*WHAT YOU ARE ASKED TO DO*
Write out the material exactly, with the pictures left out.

*STORED DATA*
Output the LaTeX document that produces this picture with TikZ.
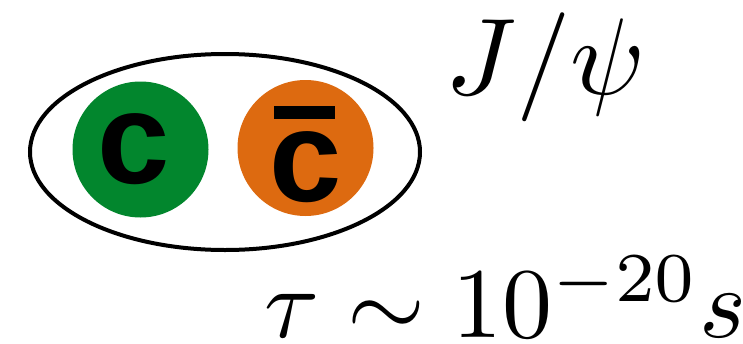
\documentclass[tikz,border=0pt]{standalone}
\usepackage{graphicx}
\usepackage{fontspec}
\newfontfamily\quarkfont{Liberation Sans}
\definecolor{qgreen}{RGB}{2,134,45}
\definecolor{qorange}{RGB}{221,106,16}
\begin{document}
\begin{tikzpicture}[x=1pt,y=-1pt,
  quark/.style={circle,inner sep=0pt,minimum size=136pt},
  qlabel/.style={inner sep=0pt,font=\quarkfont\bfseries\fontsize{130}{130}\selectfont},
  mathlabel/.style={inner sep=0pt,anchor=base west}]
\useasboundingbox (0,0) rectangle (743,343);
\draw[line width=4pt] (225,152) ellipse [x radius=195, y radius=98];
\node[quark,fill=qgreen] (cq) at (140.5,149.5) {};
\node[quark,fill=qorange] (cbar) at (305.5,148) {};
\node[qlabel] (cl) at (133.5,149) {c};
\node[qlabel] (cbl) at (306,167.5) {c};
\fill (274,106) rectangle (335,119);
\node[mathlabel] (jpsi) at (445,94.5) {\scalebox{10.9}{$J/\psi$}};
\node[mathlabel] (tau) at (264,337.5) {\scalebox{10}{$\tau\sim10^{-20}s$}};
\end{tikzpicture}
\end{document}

*TASK SOLUTION*
Output the LaTeX document that produces this picture with TikZ.
\documentclass[tikz,border=0pt]{standalone}
\usepackage{graphicx}
\usepackage{fontspec}
\newfontfamily\quarkfont{Liberation Sans}
\definecolor{qgreen}{RGB}{2,134,45}
\definecolor{qorange}{RGB}{221,106,16}
\begin{document}
\begin{tikzpicture}[x=1pt,y=-1pt,
  quark/.style={circle,inner sep=0pt,minimum size=136pt},
  qlabel/.style={inner sep=0pt,font=\quarkfont\bfseries\fontsize{130}{130}\selectfont},
  mathlabel/.style={inner sep=0pt,anchor=base west}]
\useasboundingbox (0,0) rectangle (743,343);
\draw[line width=4pt] (225,152) ellipse [x radius=195, y radius=98];
\node[quark,fill=qgreen] (cq) at (140.5,149.5) {};
\node[quark,fill=qorange] (cbar) at (305.5,148) {};
\node[qlabel] (cl) at (133.5,149) {c};
\node[qlabel] (cbl) at (306,167.5) {c};
\fill (274,106) rectangle (335,119);
\node[mathlabel] (jpsi) at (445,94.5) {\scalebox{10.9}{$J/\psi$}};
\node[mathlabel] (tau) at (264,337.5) {\scalebox{10}{$\tau\sim10^{-20}s$}};
\end{tikzpicture}
\end{document}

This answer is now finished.